THIS week, the team from the Live Borders Museum and Gallery, Tweeddale Museum brings us details of their latest exhibition...

Peebles for Pleasure, an oft-used phrase to describe our town, is the current exhibition at Tweeddale Museum and Gallery, which explores how and why people came to spend leisure time in this area.

Whether in medieval times pilgrimaging to the Cross Kirk or attending the Beltane Fair, or in Victorian times taking the waters, cycling, fishing or walking, Tweeddale has offered a variety of attractions to locals and visitors alike over the centuries.

But just how did people come to spend time in the area and why?

The birth of the railways played a major role, with the early 1800s seeing railway networks in Scotland expanding rapidly. Tourism and transportation grew hand in hand, but Tweeddale however remained as ‘quiet as the grave’ at that time.

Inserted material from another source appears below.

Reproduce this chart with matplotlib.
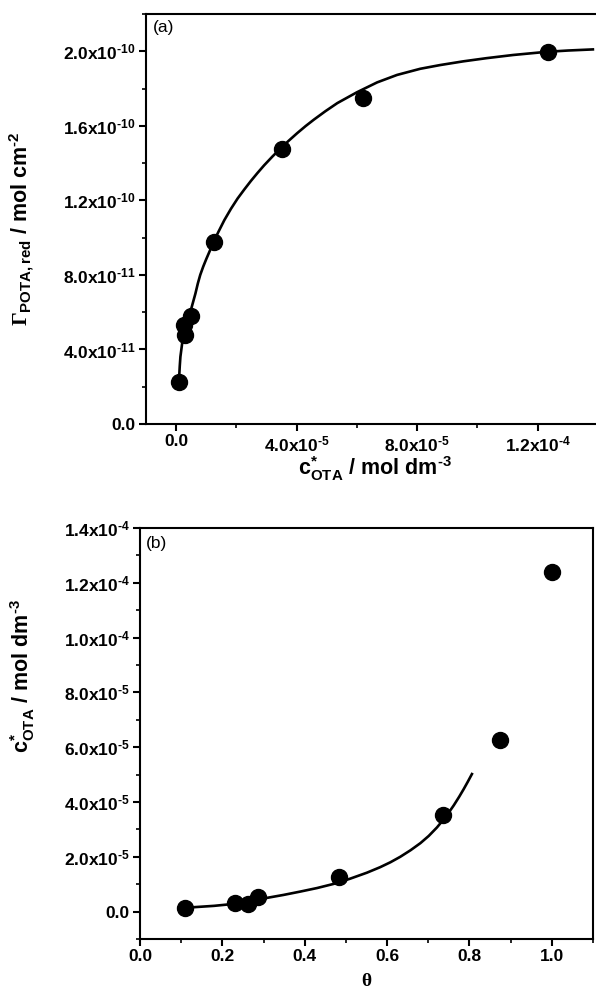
import matplotlib
matplotlib.use("Agg")
import matplotlib.pyplot as plt
from matplotlib.ticker import FixedLocator, FixedFormatter, MultipleLocator

plt.rcParams['font.family'] = ['Liberation Sans', 'DejaVu Sans']
plt.rcParams['font.weight'] = 'bold'
plt.rcParams['axes.labelweight'] = 'bold'
plt.rcParams['mathtext.fontset'] = 'custom'
plt.rcParams['mathtext.rm'] = 'Liberation Serif'
plt.rcParams['mathtext.it'] = 'Liberation Serif:italic'
plt.rcParams['mathtext.bf'] = 'Liberation Sans:bold'
plt.rcParams['mathtext.sf'] = 'Liberation Sans:bold'
plt.rcParams['mathtext.default'] = 'bf'

H_ = '\u2010'  # short hyphen used in the exponents

# ---- Panel (a): surface excess vs bulk concentration ----
c_a = [1.0e-6, 2.9e-6, 2.6e-6, 4.9e-6, 1.25e-5, 3.5e-5, 6.2e-5, 1.235e-4]
gamma_a = [2.27e-11, 4.75e-11, 5.3e-11, 5.79e-11, 9.75e-11, 1.477e-10, 1.747e-10, 1.998e-10]

fit_c_a = [1.0e-6, 1.2e-6, 1.42e-6, 2.0e-6, 2.5e-6, 3.6e-6, 4.6e-6, 5.5e-6, 6.4e-6, 7.2e-6,
           8.0e-6, 9.0e-6, 1.0e-5, 1.12e-5, 1.23e-5, 1.4e-5, 1.6e-5, 1.82e-5, 2.04e-5,
           2.26e-5, 2.48e-5, 2.7e-5, 2.92e-5, 3.2e-5, 3.49e-5, 3.75e-5, 4.02e-5, 4.3e-5,
           4.57e-5, 4.95e-5, 5.35e-5, 6.0e-5, 6.67e-5, 7.33e-5, 8.1e-5, 8.76e-5, 9.53e-5,
           1.03e-4, 1.118e-4, 1.229e-4, 1.3e-4, 1.383e-4]
fit_gamma_a = [2.5e-11, 3.1e-11, 3.61e-11, 4.33e-11, 4.86e-11, 5.45e-11, 5.94e-11, 6.47e-11,
               7.0e-11, 7.54e-11, 8.0e-11, 8.45e-11, 8.85e-11, 9.3e-11, 9.72e-11, 10.3e-11,
               10.94e-11, 11.55e-11, 12.1e-11, 12.58e-11, 13.04e-11, 13.47e-11, 13.88e-11,
               14.36e-11, 14.83e-11, 15.22e-11, 15.61e-11, 15.99e-11, 16.33e-11, 16.78e-11,
               17.22e-11, 17.8e-11, 18.33e-11, 18.73e-11, 19.06e-11, 19.26e-11, 19.46e-11,
               19.63e-11, 19.8e-11, 19.97e-11, 20.04e-11, 20.1e-11]

xt_a = [0.0, 4.0e-5, 8.0e-5, 1.2e-4]
xt_a_labels = ['0.0', '4.0x10$^{' + H_ + '5}$', '8.0x10$^{' + H_ + '5}$', '1.2x10$^{' + H_ + '4}$']
yt_a = [0.0, 4.0e-11, 8.0e-11, 1.2e-10, 1.6e-10, 2.0e-10]
yt_a_labels = ['0.0', '4.0x10$^{' + H_ + '11}$', '8.0x10$^{' + H_ + '11}$', '1.2x10$^{' + H_ + '10}$',
               '1.6x10$^{' + H_ + '10}$', '2.0x10$^{' + H_ + '10}$']

# ---- Panel (b): bulk concentration vs coverage ----
theta_b = [0.109, 0.231, 0.262, 0.286, 0.484, 0.735, 0.873, 1.0]
c_b = [1.4e-6, 3.0e-6, 2.8e-6, 5.2e-6, 1.28e-5, 3.54e-5, 6.25e-5, 1.24e-4]

fit_theta_b = [0.109, 0.13, 0.18, 0.227, 0.268, 0.308, 0.349, 0.389, 0.43, 0.47, 0.51, 0.551,
               0.583, 0.608, 0.632, 0.657, 0.681, 0.701, 0.721, 0.737, 0.75, 0.762, 0.775,
               0.786, 0.796, 0.806]
fit_c_b = [1.35e-6, 1.6e-6, 2.1e-6, 2.8e-6, 3.8e-6, 5.0e-6, 6.1e-6, 7.3e-6, 8.6e-6, 1.01e-5,
           1.2e-5, 1.42e-5, 1.62e-5, 1.8e-5, 2.0e-5, 2.24e-5, 2.5e-5, 2.76e-5, 3.07e-5,
           3.36e-5, 3.62e-5, 3.88e-5, 4.19e-5, 4.47e-5, 4.74e-5, 5.02e-5]

xt_b = [0.0, 0.2, 0.4, 0.6, 0.8, 1.0]
xt_b_labels = ['0.0', '0.2', '0.4', '0.6', '0.8', '1.0']
yt_b = [0.0, 2.0e-5, 4.0e-5, 6.0e-5, 8.0e-5, 1.0e-4, 1.2e-4, 1.4e-4]
yt_b_labels = ['0.0', '2.0x10$^{' + H_ + '5}$', '4.0x10$^{' + H_ + '5}$', '6.0x10$^{' + H_ + '5}$',
               '8.0x10$^{' + H_ + '5}$', '1.0x10$^{' + H_ + '4}$', '1.2x10$^{' + H_ + '4}$',
               '1.4x10$^{' + H_ + '4}$']

W, H = 596, 989
fig = plt.figure(figsize=(W / 100, H / 100), dpi=100)

def px_axes(l, t, r, b):
    return fig.add_axes([l / W, 1 - b / H, (r - l) / W, (b - t) / H])

ax1 = px_axes(146, 14, 598, 424)
ax2 = px_axes(140, 528, 593, 939)

TICK_FS = 12.5
LABEL_FS = 15.5

def style(ax):
    for s in ax.spines.values():
        s.set_linewidth(1.5)
        s.set_color('black')
    ax.tick_params(which='major', direction='out', length=5, width=1.5,
                   labelsize=TICK_FS, top=False, right=False, pad=2.5)
    ax.tick_params(which='minor', direction='out', length=3, width=1.2,
                   top=False, right=False)

# panel a
ax1.plot(fit_c_a, fit_gamma_a, color='black', lw=1.9, zorder=2)
ax1.plot(c_a, gamma_a, 'o', color='black', ms=11.5, zorder=3)
ax1.set_xlim(-1.0e-5, 1.4e-4)
ax1.set_ylim(0, 2.2e-10)
ax1.xaxis.set_major_locator(FixedLocator(xt_a))
ax1.xaxis.set_major_formatter(FixedFormatter(xt_a_labels))
ax1.yaxis.set_major_locator(FixedLocator(yt_a))
ax1.yaxis.set_major_formatter(FixedFormatter(yt_a_labels))
ax1.xaxis.set_minor_locator(MultipleLocator(2.0e-5))
ax1.yaxis.set_minor_locator(MultipleLocator(2.0e-11))
style(ax1)
ax1.set_xlabel('c$^{*}_{\\mathbf{OTA}}$ / mol dm$^{' + H_ + '3}$', fontsize=LABEL_FS)
ax1.xaxis.set_label_coords(0.507, -0.073)
ax1.set_ylabel('$\\mathrm{\\Gamma}_{\\mathbf{POTA,red}}$ / mol cm$^{' + H_ + '2}$', fontsize=LABEL_FS)
ax1.yaxis.set_label_coords(-0.243, 0.475)
ax1.text(0.016, 0.966, '(a)', transform=ax1.transAxes, fontsize=12.5, fontweight='normal',
         ha='left', va='center')

# panel b
ax2.plot(fit_theta_b, fit_c_b, color='black', lw=1.9, zorder=2)
ax2.plot(theta_b, c_b, 'o', color='black', ms=11.5, zorder=3)
ax2.set_xlim(0, 1.1)
ax2.set_ylim(-1.0e-5, 1.4e-4)
ax2.xaxis.set_major_locator(FixedLocator(xt_b))
ax2.xaxis.set_major_formatter(FixedFormatter(xt_b_labels))
ax2.yaxis.set_major_locator(FixedLocator(yt_b))
ax2.yaxis.set_major_formatter(FixedFormatter(yt_b_labels))
ax2.xaxis.set_minor_locator(MultipleLocator(0.1))
ax2.yaxis.set_minor_locator(MultipleLocator(1.0e-5))
style(ax2)
ax2.set_xlabel('$\\mathrm{\\theta}$', fontsize=14)
ax2.xaxis.set_label_coords(0.5, -0.082)
ax2.set_ylabel('c$^{*}_{\\mathbf{OTA}}$ / mol dm$^{' + H_ + '3}$', fontsize=LABEL_FS)
ax2.yaxis.set_label_coords(-0.227, 0.64)
ax2.text(0.013, 0.963, '(b)', transform=ax2.transAxes, fontsize=12.5, fontweight='normal',
         ha='left', va='center')

fig.savefig('out.png', dpi=100)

But, by 1860 things had changed and the expansion of the railways enabled towns like Peebles to double or even treble their populations in the summer months, with visitors arriving here from Edinburgh, England and the west of Scotland via the Caledonian Line, and two years later from the east via the North British Railway.

Many chose to stay in the town’s growing array of hotels and private houses and to take excursions to local places of interest.

And by 1900 shorter workdays and the Saturday half-holiday freed time for both locals and visitors to engage more with leisure interests.

In 1881 the Hydropathic Hotel opened and was crucial to the growth of tourism in Peebles, providing accommodation for 200 guests.

The Hydro, as it is now commonly known, was then cited as the best equipped hotel in the country with offerings of a wide range of water cures prescribed by the hotel’s resident doctor, as well as opportunities for holidaymakers to relax in beautiful surroundings.

The exhibition would of course not be complete without reference to the pull of one the best salmon and trout fishing rivers in the world – the River Tweed, where fishing for food and sport has been a centuries-old activity.

Visitors to the museum can view a range of wonderful exhibits from the museum collection to enhance this Peebles for Pleasure story – a possible pilgrim find from the 1500s, old bicycles and fishing artefacts, to name but a few, as well as a stunning array of photographs depicting ‘down-time’ of old. 

The exhibition runs at the Tweeddale Museum and Gallery until May 5, 2018.